If Filippo Inzaghi was born offside and Patrick Vieira perennially one yellow card away from suspension, what of Harry Kane?
This morning, the football associations of England and Wales announced via a joint statement along with some other European nations that their captains would no longer wear ‘One Love’ armbands. This was in response to FIFA’s threat of “sporting sanctions”, including an immediate yellow card.
What a mess. The armband was already barely a statement to begin with, devised to say something amorphous about diversity without getting anyone into trouble. Indeed, the only thing that gave it any power was FIFA’s threat.
Contrast with the protest of the Iranian players, who refused to sing their country’s national anthem as a statement against the regime in Tehran, which has engaged in a brutal crackdown against women-led demonstrations sparked by the death in custody of Mahsa Amini. A protest made all the more powerful by the knowledge there will be consequences for their actions, certainly greater than a yellow card.
This isn’t to throw Kane under the bus, which would almost certainly see him ruled out of the tournament. The England captain would not have been put in this position had a series of events not occurred, from the awarding of the tournament in the first place to FIFA’s threat of sanctions.
The point is, if the FA was always going to back down in the face of even mild retribution, it shouldn’t have made the suggestion. We’ve all learned the hard way – don’t offer to takeover loading the dishwasher from your partner if you don’t actually mean it. They may say ‘thanks’. England won the match 6-2.

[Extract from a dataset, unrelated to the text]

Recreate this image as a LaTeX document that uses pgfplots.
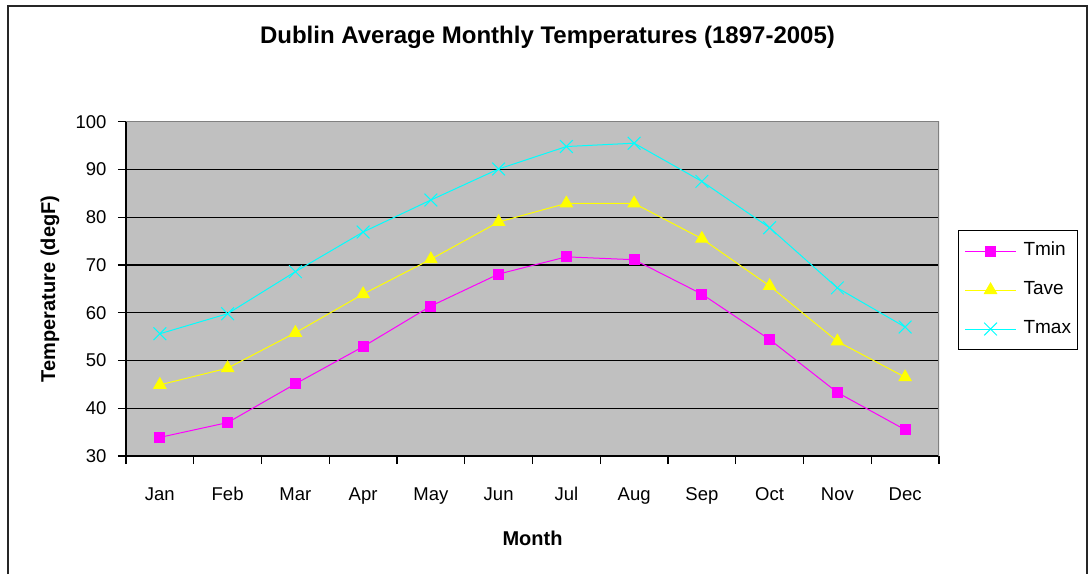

Elsewhere in the paper, it was another bad weekend for collective action and the future of the world, as COP27 ended with barely a negative word to say about fossil fuels. Strong recommend for the speech made on the final day by outgoing COP26 president, Alok Sharma. It’s short and packed with well-earned fury.
In the comment pages, Melanie McDonagh says Shamima Begum ought to face justice in Britain because she is the product of this society we should come to terms with that.
Tanya Gold is reassessing her relationship with Twitter, “a place for performative decency, rather than the real kind.” While Charlotte Metcalfe, who’s struggled to sell her west London because of the pub next door, says it’s not an inconvenience – it’s a gift worth cherishing.
And finally, Lionel Messi and Cristiano Ronaldo break the internet in a new Louis Vuitton campaign. Which begs the question, could Gerrard and Lampard appear together in the same advert?